When I asked Erik if he wanted to read the “Homeric Battle of Frogs and Mice” instead, it was an easy sell. We used to spend time in my office once of twice a week, using multiple monitors and just spreading all the texts we could around the place, Sometimes we would get through two lines in two hours. Sometimes we would do ten times as much. At first, we just thought we were posting translations, as we did. But, over time, as we realized we needed a commentary in English to finish our work and that we might as well write the commentary we needed, the posts changed. And, as a result, the blog changed too.

1 ᾿Αρχόμενος πρώτης σελίδος χορὸν ἐξ ῾Ελικῶνος
2 ἐλθεῖν εἰς ἐμὸν ἦτορ ἐπεύχομαι εἵνεκ’ ἀοιδῆς
3 ἣν νέον ἐν δέλτοισιν ἐμοῖς ἐπὶ γούνασι θῆκα,
4 δῆριν ἀπειρεσίην, πολεμόκλονον ἔργον ῎Αρηος,
5 εὐχόμενος μερόπεσσιν ἐς οὔατα πᾶσι βαλέσθαι
6 πῶς μύες ἐν βατράχοισιν ἀριστεύσαντες ἔβησαν,
7 γηγενέων ἀνδρῶν μιμούμενοι ἔργα Γιγάντων,
8 ὡς λόγος ἐν θνητοῖσιν ἔην• τοίην δ’ ἔχεν ἀρχήν.

So, in a way, the story of the book that came out today (“The Homeric Battle of the Frogs and Mice”, Bloomsbury 2018) is the story both of how a book came from a blog and how a blog became a book. At our wildest fancy, we thought we would pitch it to some open source repository or present it more completely on the website.

But we were afforded the otium to pursue and complete this project. We built up several documents in Dropbox and spent hours apart adding and subtracting to the comments and what we thought should be in the introduction…While kids and pets were sleeping or eating, we typed away at additional bits or did extra word searches. We had help from excellent libraries at the University of Texas at San Antonio, the Center for the Anthropology of the Ancient World at the University of Siena, and Brandeis University. We tested the commentary online and with graduate students at UT Austin and Brandeis.

“Clearly, something must be published – ah, it would be best if I could just publish what I have already finished!

Est enim plane aliquid edendum — atque utinam hoc potissimum quod paratum est!

Pliny the Younger

And]along the way, I think we had a pretty good time. After we had completed the book’s parts, we had a few conversations with the classics acquisitions editor at Bloomsbury. She was interested in the project, and, believe it or not, the blog and twitter feed’s following. That meeting was in the spring of 2016.
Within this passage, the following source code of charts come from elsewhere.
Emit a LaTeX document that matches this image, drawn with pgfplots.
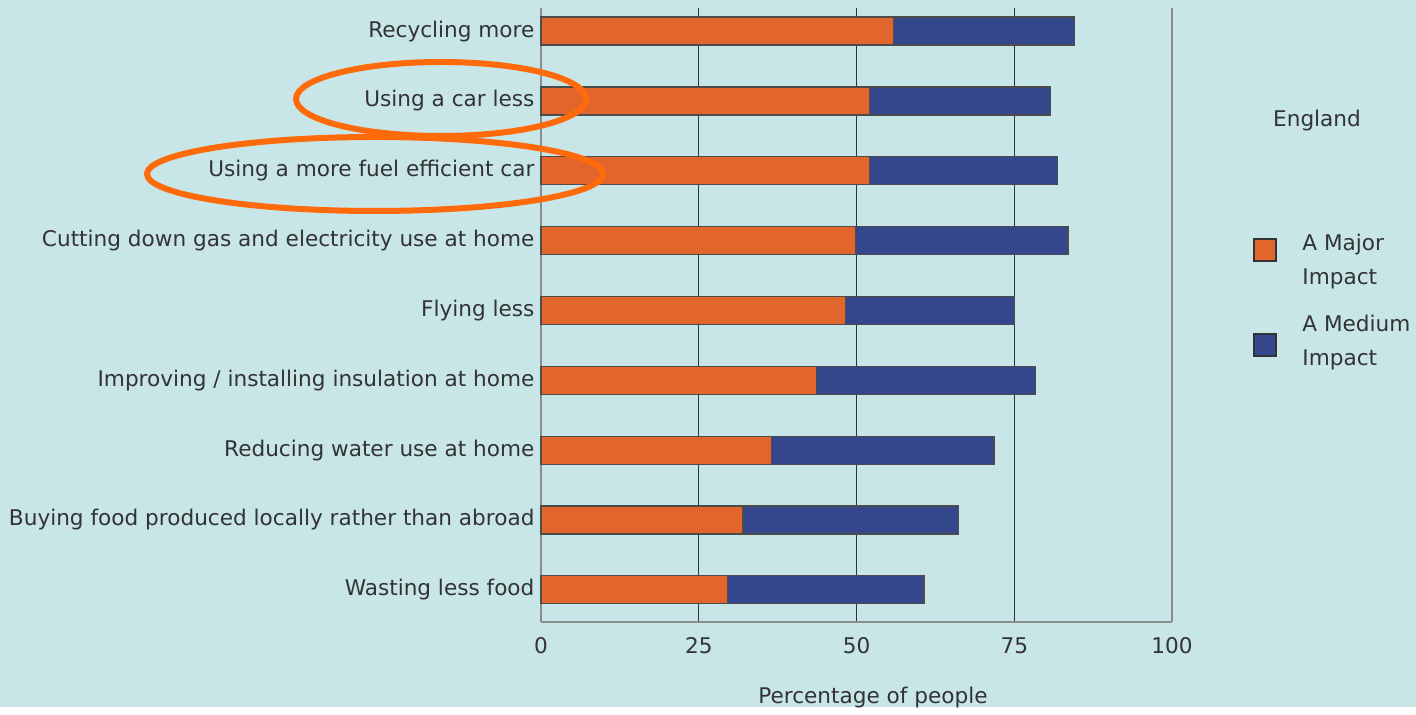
\documentclass[border=0pt]{standalone}
\usepackage{pgfplots}
\pgfplotsset{compat=1.18}
\usepackage{fontspec}
\setmainfont{DejaVu Sans}
\definecolor{bg}{HTML}{C8E6E8}
\definecolor{major}{HTML}{E2662B}
\definecolor{medium}{HTML}{34478C}
\definecolor{txt}{HTML}{333333}
\definecolor{ring}{HTML}{FF6A0A}
\definecolor{axgray}{HTML}{8C8C8C}
\begin{document}
\fontsize{10.8}{13}\selectfont
\begin{tikzpicture}
\fill[bg] (0,0) rectangle (708pt,353.5pt);
\begin{axis}[
  at={(270.5pt,42.5pt)}, anchor=south west,
  scale only axis, width=315.5pt, height=307pt,
  xbar stacked, bar width=14pt,
  y dir=reverse,
  xmin=0, xmax=100, ymin=-0.33, ymax=8.46,
  xtick={0,25,50,75,100},
  ytick={0,...,8},
  yticklabels={Recycling more, Using a car less, Using a more fuel efficient car, Cutting down gas and electricity use at home, Flying less, Improving / installing insulation at home, Reducing water use at home, Buying food produced locally rather than abroad, Wasting less food},
  axis lines*=left,
  axis line style={draw=axgray, line width=1.4pt, -},
  major tick length=0pt,
  xmajorgrids, major grid style={black!80, line width=0.7pt},
  tick label style={text=txt, font=\fontsize{10.8}{13}\selectfont},
  xticklabel style={yshift=-4pt},
  yticklabel style={xshift=0.5pt},
  /pgf/number format/assume math mode=true,
  clip=false,
]
\draw[axgray, line width=1.3pt] (axis cs:100,-0.33) -- (axis cs:100,8.46);
\addplot[fill=major, draw=black!70, line width=0.6pt] coordinates {
(55.8,0) (52.0,1) (52.0,2) (49.8,3) (48.2,4) (43.7,5) (36.5,6) (32.0,7) (29.6,8)};
\addplot[fill=medium, draw=black!70, line width=0.6pt] coordinates {
(28.7,0) (28.8,1) (29.8,2) (33.7,3) (26.8,4) (34.7,5) (35.3,6) (34.1,7) (31.1,8)};
\end{axis}
\draw[ring, line width=3pt] (220.5pt,304pt) ellipse [x radius=72.5pt, y radius=18.5pt];
\draw[ring, line width=3pt] (187.5pt,266.5pt) ellipse [x radius=114pt, y radius=18.5pt];
\node[text=txt] at (658.5pt,293pt) {England};
\draw[fill=major, draw=black!80, line width=0.8pt] (627pt,223pt) rectangle (638pt,234pt);
\draw[fill=medium, draw=black!80, line width=0.8pt] (627pt,175.5pt) rectangle (638pt,186.5pt);
\node[text=txt, anchor=west, align=left, inner sep=0pt, font=\fontsize{10.8}{17}\selectfont] at (651pt,222.5pt) {A Major\\Impact};
\node[text=txt, anchor=west, align=left, inner sep=0pt, font=\fontsize{10.8}{17}\selectfont] at (651pt,182.25pt) {A Medium\\Impact};
\node[text=txt, anchor=base] at (436.5pt,2pt) {Percentage of people};
\end{tikzpicture}
\end{document}
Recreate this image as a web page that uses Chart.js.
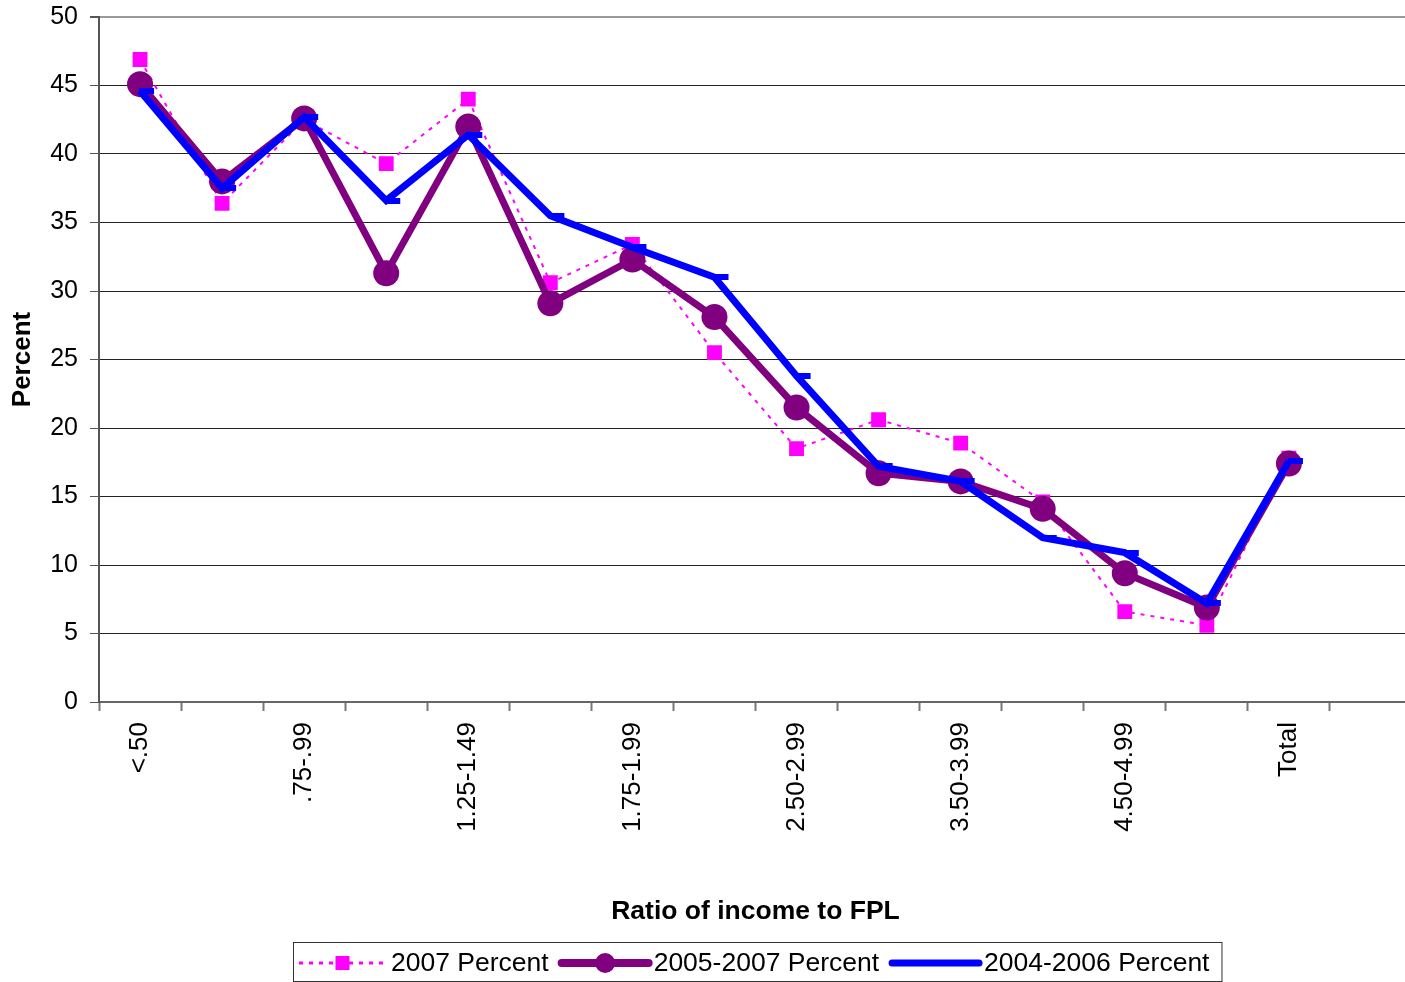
<!DOCTYPE html>
<html>
<head>
<meta charset="utf-8">
<script src="https://cdn.jsdelivr.net/npm/chart.js@4.4.1/dist/chart.umd.min.js"></script>
<style>
  html, body { margin: 0; padding: 0; background: #fff; overflow: hidden; }
  /* plot runs slightly past the window edge, like the original */
  #wrap { width: 1412px; height: 982px; position: relative; }
</style>
</head>
<body>
<div id="wrap"><canvas id="fplChart"></canvas></div>
<script>
// ---- data ----
const categories = ['<.50', '.50-.74', '.75-.99', '1.00-1.24', '1.25-1.49', '1.50-1.74',
    '1.75-1.99', '2.00-2.49', '2.50-2.99', '3.00-3.49', '3.50-3.99', '4.00-4.49',
    '4.50-4.99', '5.00+', 'Total', ''];
const pct2007 = [46.9, 36.4, 42.5, 39.3, 44.0, 30.6, 33.4, 25.5, 18.5, 20.6, 18.9, 14.6, 6.6, 5.6, 17.8, null];
const pct2005_2007 = [45.1, 38.0, 42.6, 31.3, 42.0, 29.1, 32.3, 28.1, 21.5, 16.7, 16.1, 14.1, 9.4, 6.9, 17.4, null];
const pct2004_2006 = [44.6, 37.5, 42.7, 36.6, 41.4, 35.5, 33.2, 31.0, 23.8, 17.2, 16.1, 12.0, 10.9, 7.2, 17.6, null];
const yTicks = [0, 5, 10, 15, 20, 25, 30, 35, 40, 45, 50];

const FONT = "'Liberation Sans', Arial, sans-serif";

// excel style "dash" marker, sits right of the point
function dashMarker() {
    const c = document.createElement('canvas');
    c.width = 30; c.height = 6;
    const g = c.getContext('2d');
    g.fillStyle = '#0000FF';
    g.fillRect(14, 0, 15, 6);
    return c;
}

// legend under the chart, line sample + marker like the original
const bottomLegend = {
    id: 'bottomLegend',
    afterDraw(chart) {
        const ctx = chart.ctx;
        const items = chart.data.datasets;
        ctx.save();
        ctx.font = '26.5px ' + FONT;
        const sample = 87, gapA = 5, gapB = 13, padL = 6, padR = 12;
        let total = padL + padR;
        items.forEach((d, i) => {
            total += sample + gapA + ctx.measureText(d.label).width;
            if (i < items.length - 1) total += gapB;
        });
        const cx = 757;
        const left = Math.round(cx - total / 2);
        const top = 942, bot = 981;
        ctx.strokeStyle = '#333';
        ctx.lineWidth = 1;
        ctx.strokeRect(left + 0.5, top + 0.5, total, bot - top);

        const my = 963;
        let x = left + padL;
        items.forEach((d) => {
            ctx.save();
            ctx.strokeStyle = d.borderColor;
            ctx.lineWidth = d.legendWidth;
            ctx.lineCap = d.borderDash ? 'butt' : 'round';
            ctx.setLineDash(d.borderDash || []);
            ctx.beginPath();
            ctx.moveTo(x, my);
            ctx.lineTo(x + sample, my);
            ctx.stroke();
            ctx.setLineDash([]);
            const px = x + sample / 2;
            ctx.fillStyle = d.pointBackgroundColor;
            if (d.pointStyle === 'rect') {
                ctx.fillRect(px - 7, my - 7, 14, 14);
            } else if (d.pointStyle === 'circle') {
                ctx.beginPath();
                ctx.arc(px, my, 10, 0, Math.PI * 2);
                ctx.fill();
            }
            ctx.restore();
            x += sample + gapA;
            ctx.fillStyle = '#000';
            ctx.textBaseline = 'middle';
            ctx.textAlign = 'left';
            ctx.fillText(d.label, x, my + 1);
            x += ctx.measureText(d.label).width + gapB;
        });
        ctx.restore();
    }
};

document.addEventListener('DOMContentLoaded', function () {
    const el = document.getElementById('fplChart');
    new Chart(el, {
        type: 'line',
        data: {
            labels: categories,
            datasets: [{
                label: '2007 Percent',
                data: pct2007,
                borderColor: '#FF00FF',
                borderWidth: 2,
                borderDash: [4, 6],
                legendWidth: 3,
                pointStyle: 'rect',
                pointRadius: 10.5,
                pointBorderWidth: 0,
                pointBackgroundColor: '#FF00FF',
                tension: 0,
                order: 2
            }, {
                label: '2005-2007 Percent',
                data: pct2005_2007,
                borderColor: '#800080',
                borderWidth: 7,
                legendWidth: 8,
                pointStyle: 'circle',
                pointRadius: 13,
                pointBorderWidth: 0,
                pointBackgroundColor: '#800080',
                tension: 0,
                order: 1
            }, {
                label: '2004-2006 Percent',
                data: pct2004_2006,
                borderColor: '#0000FF',
                borderWidth: 7,
                legendWidth: 7,
                pointStyle: dashMarker(),
                pointRadius: 8,
                pointBackgroundColor: '#0000FF',
                tension: 0,
                order: 0
            }]
        },
        options: {
            responsive: true,
            maintainAspectRatio: false,
            animation: false,
            layout: { autoPadding: false, padding: { left: 6, top: 17, right: 0, bottom: 50 } },
            plugins: {
                legend: { display: false },
                tooltip: { enabled: false }
            },
            scales: {
                x: {
                    offset: true,
                    afterFit: (s) => {
                        s.height = 230;
                        s.paddingLeft = 0;
                        s.paddingRight = 0;
                    },
                    grid: {
                        offset: true,
                        drawOnChartArea: false,
                        drawTicks: true,
                        tickLength: 9,
                        tickColor: '#777',
                        tickWidth: 2
                    },
                    border: { color: '#666', width: 2 },
                    ticks: {
                        autoSkip: false,
                        minRotation: 90,
                        maxRotation: 90,
                        padding: 11,
                        color: '#000',
                        font: { family: FONT, size: 26 },
                        callback: (v, i) => (i % 2 === 0 ? categories[i] : '')
                    },
                    title: {
                        display: true,
                        text: 'Ratio of income to FPL',
                        color: '#000',
                        font: { family: FONT, size: 26.5, weight: 'bold' },
                        padding: { top: 0, bottom: 4 }
                    }
                },
                y: {
                    min: 0,
                    max: 50,
                    afterFit: (s) => {
                        s.width = 93;
                        s.paddingTop = 0;
                        s.paddingBottom = 0;
                    },
                    afterBuildTicks: (s) => { s.ticks = yTicks.map(v => ({ value: v })); },
                    grid: {
                        color: (c) => (c.tick && c.tick.value === 50 ? '#999' : '#222'),
                        lineWidth: (c) => (c.tick && c.tick.value === 50 ? 2 : 1),
                        drawTicks: true,
                        tickLength: 9,
                        tickColor: '#555'
                    },
                    border: { color: '#555', width: 2 },
                    ticks: {
                        padding: 12,
                        color: '#000',
                        font: { family: FONT, size: 25 }
                    },
                    title: {
                        display: true,
                        text: 'Percent',
                        color: '#000',
                        font: { family: FONT, size: 26, weight: 'bold' },
                        padding: { top: 1, bottom: 0 }
                    }
                }
            }
        },
        plugins: [bottomLegend]
    });
});
</script>
</body>
</html>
During the summer I left Texas for Boston (to return to teach at my undergraduate alma mater, Brandeis University) and Erik continued his teaching at a local high school with a serendipitously similar name. Ah, we no longer have those long Monday afternoons staring at ancient Greek! But we have the memory and this book. Imperfect as it may be, I feel incredibly lucky to have been a part of it.

Seneca, De Tranquilitate Animi

“Still nothing lightens the spirit as much as sweet and faithful friendship. What a good it is when hearts have been made ready in which every secret may be safely deposited, whose understanding of yourself you worry about less than your own, whose conversation relieves your fear, whose opinion hastens your plans, whose happiness dispels your sadness, and whose very sight delights you!”

Nihil tamen aeque oblectaverit animum, quam amicitia fidelis et dulcis. Quantum bonum est, ubi praeparata sunt pectora, in quae tuto secretum omne descendat, quorum conscientiam minus quam tuam timeas, quorum sermo sollicitudinem leniat, sententia consilium expediat, hilaritas tristitiam dissipet, conspectus ipse delectet!